The Thing About Andrea Is

Every woman who has had experience with sexual violence of any kind has not just pain, and not just hurt, but has knowledge. Knowledge of male supremacy. Knowledge of what it is. Knowledge of what it feels like. And can begin to think strategically about how to stop it. We are living under a reign of terror. Now what I want to say is that I want us to stop accepting that that’s normal. And the only way that we can stop accepting that that’s normal is if we refuse to have amnesia everyday of our lives. –Andrea Dworkin From “Terror, Torture, and Resistance”, keynote speech at Canadian Mental Health Association, Fall 1991

The thing about Andrea is that she took women seriously
Elliott Femynye batTzedek

The thing about Andrea is that she took women seriously, and she took what happened to women seriously. To take what happens to women seriously means believing women, but also so much more. To truly take women seriously is to understand not just that things – often horrible, violent, soul-rending things – happen to us but that we make meaning from these events, that no matter how broken violent acts against us may leave us, we learn from them truth about the world and a way to analyze gender, race, class, disability, and all other power structures.

Because Andrea took women seriously, I found in her words someone who believed that what happened to me did actually happen, in all of its particularity, and I found someone who insisted – with tremendous power – that the particular sadistic and predacious acts that had been done to me left me with more than just a vast wilderness of pain and despair. What I and so many others had lost was nearly everything down to bedrock, but what we had gained was knowledge, knowledge that obligated us to act to help ourselves and other women. Andrea, at least in her public persona, believed women but was no one’s therapist or consoler. Her mission was not to make us feel better, but to make us feel the urgency of working together to use what we’ve learned to organize and stop, or at least interrupt, men’s violence against women. No wonder that so many women who knew what she said to be true nonetheless turned away from her, or attacked her. Women had come to expect to hear Feminists say, “I’m so sorry you were hurt, but we know a lot about this kind of hurt, and here’s a phone number of someone who will be able to help you.” What Andrea asked instead is that they consider how to make the violence stop completely by thinking hard about their lives and, in Audre Lorde’s words, making plans for “how they will use what they know in the service of what they say they believe.” (A challenge Audre constantly threw to her audiences about racism. Funny how women didn’t turn on Audre.)

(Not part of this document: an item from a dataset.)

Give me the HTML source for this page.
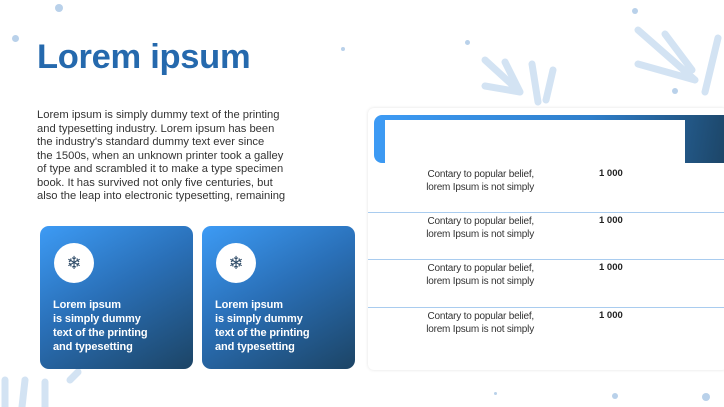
<!DOCTYPE html>
<html><head><style>
body{margin:0;width:724px;height:407px;overflow:hidden;background:#fff;font-family:"Liberation Sans",sans-serif;position:relative}
.a{position:absolute}
.dot{position:absolute;border-radius:50%;background:#b9d1ea}
.card{position:absolute;top:226px;width:153px;height:143px;border-radius:9px;background:linear-gradient(150deg,#3d9bf5 0%,#2a70b8 45%,#1c4465 100%)}
.circ{position:absolute;left:14px;top:17px;width:40px;height:40px;border-radius:50%;background:#fff;text-align:center;line-height:40px;color:#2d4a66;font-size:18px}
.ct{position:absolute;left:13px;top:72px;color:#fff;font-weight:bold;font-size:11px;line-height:14px;letter-spacing:-0.1px}
.rt{position:absolute;right:190px;width:170px;text-align:right;font-size:10px;line-height:13px;color:#333;letter-spacing:-0.2px}
.num{position:absolute;left:599px;font-size:9.5px;font-weight:bold;color:#222}
.ln{position:absolute;left:368px;width:356px;height:1px;background:#a9ccef}
</style></head><body>
<svg class="a" style="left:0;top:0" width="724" height="407">
<g fill="none" stroke="#d3e3f3" stroke-width="7" stroke-linecap="round" stroke-linejoin="round">
<path d="M485 60 L520 92 M505 62 L520 92 M485 86 L520 92 M532 64 L538 102 M553 70 L546 100"/>
<path d="M638 30 L695 80 M665 34 L692 70 M638 64 L695 80 M718 38 L705 92"/>
<path d="M5 380 L5 407 M25 380 L22 407 M45 382 L45 407 M70 380 L78 372"/>
</g>
</svg>
<div class="dot" style="left:55px;top:4px;width:8px;height:8px"></div>
<div class="dot" style="left:12px;top:35px;width:7px;height:7px"></div>
<div class="dot" style="left:632px;top:8px;width:6px;height:6px"></div>
<div class="dot" style="left:465px;top:40px;width:5px;height:5px"></div>
<div class="dot" style="left:672px;top:88px;width:6px;height:6px"></div>
<div class="dot" style="left:341px;top:47px;width:4px;height:4px"></div>
<div class="dot" style="left:612px;top:393px;width:6px;height:6px"></div>
<div class="dot" style="left:702px;top:393px;width:8px;height:8px"></div>
<div class="dot" style="left:494px;top:392px;width:3px;height:3px"></div>
<div class="a" style="left:37px;top:38px;font-size:34.5px;font-weight:bold;color:#2569ad;letter-spacing:-0.3px">Lorem ipsum</div>
<div class="a" style="left:37px;top:109px;font-size:11.2px;line-height:13.5px;color:#333;white-space:nowrap;letter-spacing:0px">Lorem ipsum is simply dummy text of the printing<br>and typesetting industry. Lorem ipsum has been<br>the industry's standard dummy text ever since<br>the 1500s, when an unknown printer took a galley<br>of type and scrambled it to make a type specimen<br>book. It has survived not only five centuries, but<br>also the leap into electronic typesetting, remaining</div>
<div class="card" style="left:40px"><div class="circ">❄</div><div class="ct">Lorem ipsum<br>is simply dummy<br>text of the printing<br>and typesetting</div></div>
<div class="card" style="left:202px"><div class="circ">❄</div><div class="ct">Lorem ipsum<br>is simply dummy<br>text of the printing<br>and typesetting</div></div>
<div class="a" style="left:368px;top:108px;width:360px;height:262px;border-radius:6px;background:#fff;box-shadow:0 0 3px rgba(0,0,0,0.12)"></div>
<div class="a" style="left:374px;top:115px;width:354px;height:48px;border-radius:8px 0 0 8px;background:linear-gradient(100deg,#3d9bf5 0%,#2f7fcb 60%,#1c4465 100%)"></div>
<div class="a" style="left:385px;top:120px;width:300px;height:43px;background:#fff"></div>
<div class="ln" style="top:212px"></div><div class="ln" style="top:259px"></div><div class="ln" style="top:307px"></div>
<div class="rt" style="top:168px">Contary to popular belief,<br>lorem Ipsum is not simply</div><div class="num" style="top:168px">1 000</div>
<div class="rt" style="top:215px">Contary to popular belief,<br>lorem Ipsum is not simply</div><div class="num" style="top:215px">1 000</div>
<div class="rt" style="top:262px">Contary to popular belief,<br>lorem Ipsum is not simply</div><div class="num" style="top:262px">1 000</div>
<div class="rt" style="top:310px">Contary to popular belief,<br>lorem Ipsum is not simply</div><div class="num" style="top:310px">1 000</div>
</body></html>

Andrea’s public voice, taking women seriously and insisting that we act on what we know, was such essential truth that it became part of my essential understanding of the world, and I stopped thinking of these ideas as Andrea’s and thought of them only as the way the world is. I learned from many women the audacity to write about men’s abuse of women and children, and to write about it in a way that is honest and as disturbing as necessary and not remotely titillating; the insistence that this abuse was a topographic map of gender in the real world, and that we had to learn to read that map to find our way out of the wilderness – this was, and is, pure Andrea. Pure Andrea, in the way that purity can be so clear and self-evident and logical that the only counter-strategy is willful denial– to deny, denigrate, defile, defame, vilify, libel, taint, slur, slander, asperse, dishonor, decry, deface, distort, or pervert in any twisted way possible Andrea’s words, Andrea’s meaning, and Andrea herself.

Andrea’s words, Andrea’s meaning, Andrea herself. Andrea’s odd role in our wider culture, as both an obscene caricature of the ever-looming, all-powerful, castrating, porn-destroying, sexual-freedom loathing mother/wife/Lilith/succubus icon, and as a woman desaparecida, completely and utterly. Vacillating between the implications of these extremes, daring to hope that she did change everything – because she did, by inventing the concepts and vocabulary that allowed real conversation to begin about men’s right to do violence against women – and bitterly, exhaustedly fearing that she changed nothing – three doors down from the site of her memorial in New York City, a theater was showing “Deep Throat” – what am I, what are any of us, to do with Andrea’s words and Andrea’s meaning but not Andrea herself?

Because the thing about Andrea is that she took women seriously, and so gave women the tools to take our selves seriously, and the challenge to take ourselves seriously. And the burden of taking ourselves seriously. Most writers, most eulogists or other rhetoricians, would now close by asking, “Do we dare rise to this challenge and burden?” But Andrea, I think, demands that we ask ourselves, “Do we dare not?”